[What is asked] Leave the pictures out and quote every line from the start of the listing to the line with "const pointerY = [1.03, 9.9];", inclusive.

[Source material]
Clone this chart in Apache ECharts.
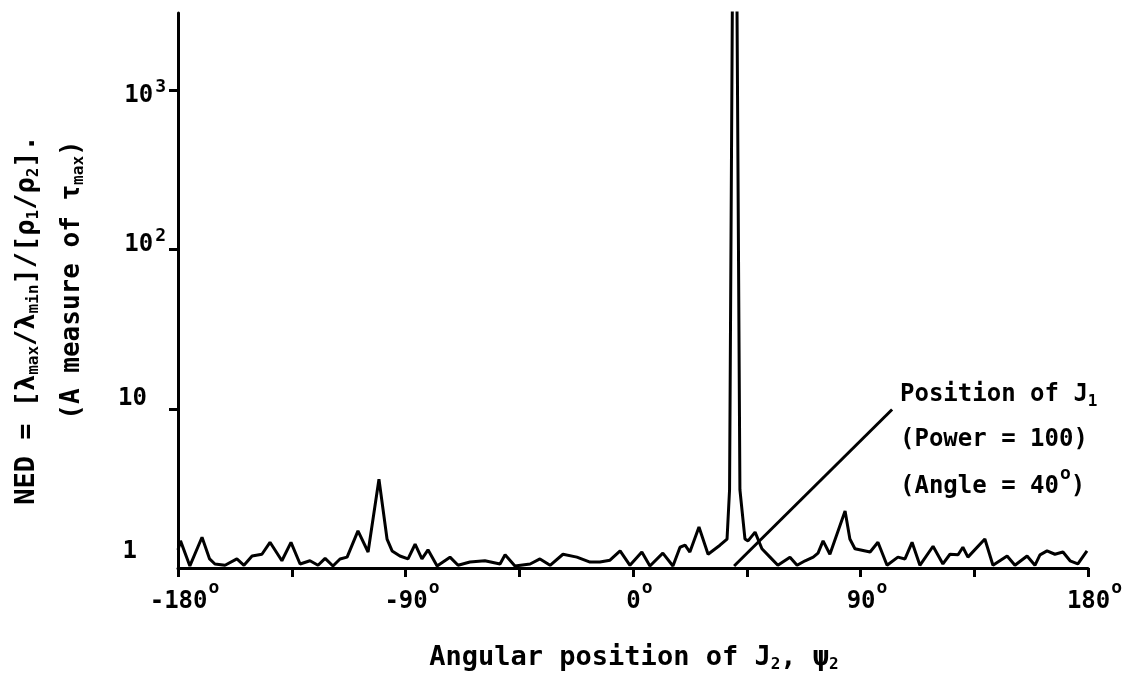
<!DOCTYPE html>
<html><head><meta charset="utf-8">
<script src="https://cdn.jsdelivr.net/npm/echarts@6/dist/echarts.min.js"></script>
<style>html,body{margin:0;background:#fff}#c{width:1126px;height:688px}</style>
</head><body><div id="c"></div>
<script>
// Angular position of J2 (degrees)
const angles = [-180,-179,-175.3,-170.5,-167.5,-165.4,-161.4,-156.7,-153.9,-150.7,-146.8,-143.6,-138.9,-135.3,-131.7,-127.8,-124.6,-121.8,-118.7,-115.9,-113.1,-108.8,-104.8,-100.5,-97.3,-95.3,-92.2,-89.0,-86.2,-83.5,-81.1,-77.5,-72.4,-69.2,-64.5,-58.6,-52.6,-50.6,-46.7,-40.7,-36.8,-32.8,-27.7,-22.2,-17.0,-13.1,-9.1,-5.1,-1.2,3.5,6.7,11.8,15.8,18.6,20.6,22.5,26.1,29.7,34.4,37.2,38.2,40.2,42.3,44.3,45.5,48.3,51.0,54.2,57.3,62.1,64.9,68.1,71.3,73.2,75.2,77.9,83.9,85.8,87.8,93.8,96.9,100.5,104.8,107.6,110.4,113.5,118.7,122.6,125.4,128.6,130.5,132.5,139.2,142.4,148.0,151.1,155.9,159.0,161.0,163.8,166.9,170.1,172.9,176.0,179.6];
// NED values
const ned = [1.3,1.48,1.03,1.56,1.14,1.06,1.04,1.14,1.04,1.19,1.22,1.45,1.11,1.45,1.06,1.11,1.04,1.15,1.03,1.14,1.17,1.71,1.26,3.61,1.52,1.28,1.19,1.14,1.41,1.14,1.30,1.03,1.17,1.04,1.09,1.11,1.06,1.21,1.03,1.06,1.14,1.04,1.22,1.17,1.09,1.09,1.12,1.28,1.04,1.26,1.03,1.24,1.03,1.35,1.39,1.26,1.81,1.22,1.39,1.52,3.1,1000000,3.1,1.52,1.48,1.68,1.32,1.17,1.04,1.17,1.04,1.11,1.17,1.24,1.48,1.22,2.28,1.52,1.32,1.26,1.45,1.04,1.17,1.14,1.45,1.04,1.37,1.06,1.22,1.21,1.35,1.17,1.52,1.04,1.19,1.04,1.19,1.04,1.21,1.28,1.22,1.26,1.11,1.06,1.28];
// x tick labels (degrees) shown on the axis
const xLabelValues = [-180, -90, 0, 90, 180];
// y tick labels
const yLabelText = {1: '{d0|1}', 10: '{d1|10}', 100: '{d2|10}{s2|2}', 1000: '{d3|10}{s3|3}'};
// annotation pointer: from the J1 position to the text
const pointerX = [40, 102.5];
const pointerY = [1.03, 9.9];

const FONT = '"DejaVu Sans Mono", monospace';
const tok = (size, pad) => ({fontSize: size, fontWeight: 'bold', fontFamily: FONT, color: '#000', padding: pad});
const subStyleG = {fontSize: 16, fontWeight: 'bold', fontFamily: FONT, fill: '#000', padding: [14, 0, 0, 0]};
const supStyleG = {fontSize: 18, fontWeight: 'bold', fontFamily: FONT, fill: '#000', padding: [0, 0, 26, 1]};

const chart = echarts.init(document.getElementById('c'));
function gText(x, y, text, rot, align, size) {
  return {type: 'text', x: x, y: y, rotation: rot || 0,
    style: {text: text, fontSize: size || 24, fontWeight: 'bold', fontFamily: FONT, fill: '#000',
      align: align || 'left', verticalAlign: 'middle', rich: {sub: subStyleG, sup: supStyleG}}};
}
chart.setOption({
  backgroundColor: '#fff',
  animation: false,
  grid: {left: 178, right: 38, top: 13, bottom: 120},
  xAxis: {
    type: 'value', min: -180, max: 180, interval: 45,
    axisLine: {onZero: false, lineStyle: {color: '#000', width: 3}},
    axisTick: {show: true, inside: false, length: 9, lineStyle: {color: '#000', width: 3}},
    splitLine: {show: false},
    axisLabel: {
      margin: 8, color: '#000', fontSize: 24, fontWeight: 'bold', fontFamily: FONT,
      padding: [0, 0, 0, 13],
      formatter: v => xLabelValues.indexOf(v) >= 0 ? '{d|' + v + '}{sup|o}' : '',
      rich: {d: tok(24, [14, 0, 0, 0]), sup: tok(18, [0, 0, 14, 1])}
    }
  },
  yAxis: {
    type: 'log', logBase: 10, min: 1, max: 3062,
    axisLine: {show: true, onZero: false, lineStyle: {color: '#000', width: 3}},
    axisTick: {show: true, inside: false, length: 9, lineStyle: {color: '#000', width: 3}, customValues: [10, 100, 1000]},
    splitLine: {show: false},
    axisLabel: {
      margin: 12, color: '#000', fontSize: 24, fontWeight: 'bold', fontFamily: FONT,
      formatter: v => yLabelText[Math.round(v)] || '',
      rich: {
        d0: tok(24, [0, 29, 32, 0]),
        d1: tok(24, [0, 19, 20, 0]),
        d2: tok(24, [0, 0, 10, 0]),
        s2: tok(18, [0, 0, 26, 2]),
        d3: tok(24, [10, 0, 0, 0]),
        s3: tok(18, [0, 0, 6, 2])
      }
    }
  },
  series: [
    {type: 'line', data: angles.map((a, i) => [a, ned[i]]), showSymbol: false, clip: true,
     lineStyle: {color: '#000', width: 3}, z: 3},
    {type: 'line', data: pointerX.map((a, i) => [a, pointerY[i]]), showSymbol: false,
     lineStyle: {color: '#000', width: 3}, z: 3}
  ],
  graphic: [
    gText(900, 395, 'Position of J{sub|1}'),
    gText(900, 440, '(Power = 100)'),
    gText(900, 487, '(Angle = 40{sup|o})'),
    gText(634, 658, 'Angular position of J{sub|2}, ψ{sub|2}', 0, 'center', 27),
    gText(27, 320, 'NED = [λ{sub|max}/λ{sub|min}]/[ρ{sub|1}/ρ{sub|2}].', Math.PI / 2, 'center', 27),
    gText(72, 280, '(A measure of τ{sub|max})', Math.PI / 2, 'center', 26)
  ]
});
</script></body></html>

[Task output]
Clone this chart in Apache ECharts.
<!DOCTYPE html>
<html><head><meta charset="utf-8">
<script src="https://cdn.jsdelivr.net/npm/echarts@6/dist/echarts.min.js"></script>
<style>html,body{margin:0;background:#fff}#c{width:1126px;height:688px}</style>
</head><body><div id="c"></div>
<script>
// Angular position of J2 (degrees)
const angles = [-180,-179,-175.3,-170.5,-167.5,-165.4,-161.4,-156.7,-153.9,-150.7,-146.8,-143.6,-138.9,-135.3,-131.7,-127.8,-124.6,-121.8,-118.7,-115.9,-113.1,-108.8,-104.8,-100.5,-97.3,-95.3,-92.2,-89.0,-86.2,-83.5,-81.1,-77.5,-72.4,-69.2,-64.5,-58.6,-52.6,-50.6,-46.7,-40.7,-36.8,-32.8,-27.7,-22.2,-17.0,-13.1,-9.1,-5.1,-1.2,3.5,6.7,11.8,15.8,18.6,20.6,22.5,26.1,29.7,34.4,37.2,38.2,40.2,42.3,44.3,45.5,48.3,51.0,54.2,57.3,62.1,64.9,68.1,71.3,73.2,75.2,77.9,83.9,85.8,87.8,93.8,96.9,100.5,104.8,107.6,110.4,113.5,118.7,122.6,125.4,128.6,130.5,132.5,139.2,142.4,148.0,151.1,155.9,159.0,161.0,163.8,166.9,170.1,172.9,176.0,179.6];
// NED values
const ned = [1.3,1.48,1.03,1.56,1.14,1.06,1.04,1.14,1.04,1.19,1.22,1.45,1.11,1.45,1.06,1.11,1.04,1.15,1.03,1.14,1.17,1.71,1.26,3.61,1.52,1.28,1.19,1.14,1.41,1.14,1.30,1.03,1.17,1.04,1.09,1.11,1.06,1.21,1.03,1.06,1.14,1.04,1.22,1.17,1.09,1.09,1.12,1.28,1.04,1.26,1.03,1.24,1.03,1.35,1.39,1.26,1.81,1.22,1.39,1.52,3.1,1000000,3.1,1.52,1.48,1.68,1.32,1.17,1.04,1.17,1.04,1.11,1.17,1.24,1.48,1.22,2.28,1.52,1.32,1.26,1.45,1.04,1.17,1.14,1.45,1.04,1.37,1.06,1.22,1.21,1.35,1.17,1.52,1.04,1.19,1.04,1.19,1.04,1.21,1.28,1.22,1.26,1.11,1.06,1.28];
// x tick labels (degrees) shown on the axis
const xLabelValues = [-180, -90, 0, 90, 180];
// y tick labels
const yLabelText = {1: '{d0|1}', 10: '{d1|10}', 100: '{d2|10}{s2|2}', 1000: '{d3|10}{s3|3}'};
// annotation pointer: from the J1 position to the text
const pointerX = [40, 102.5];
const pointerY = [1.03, 9.9];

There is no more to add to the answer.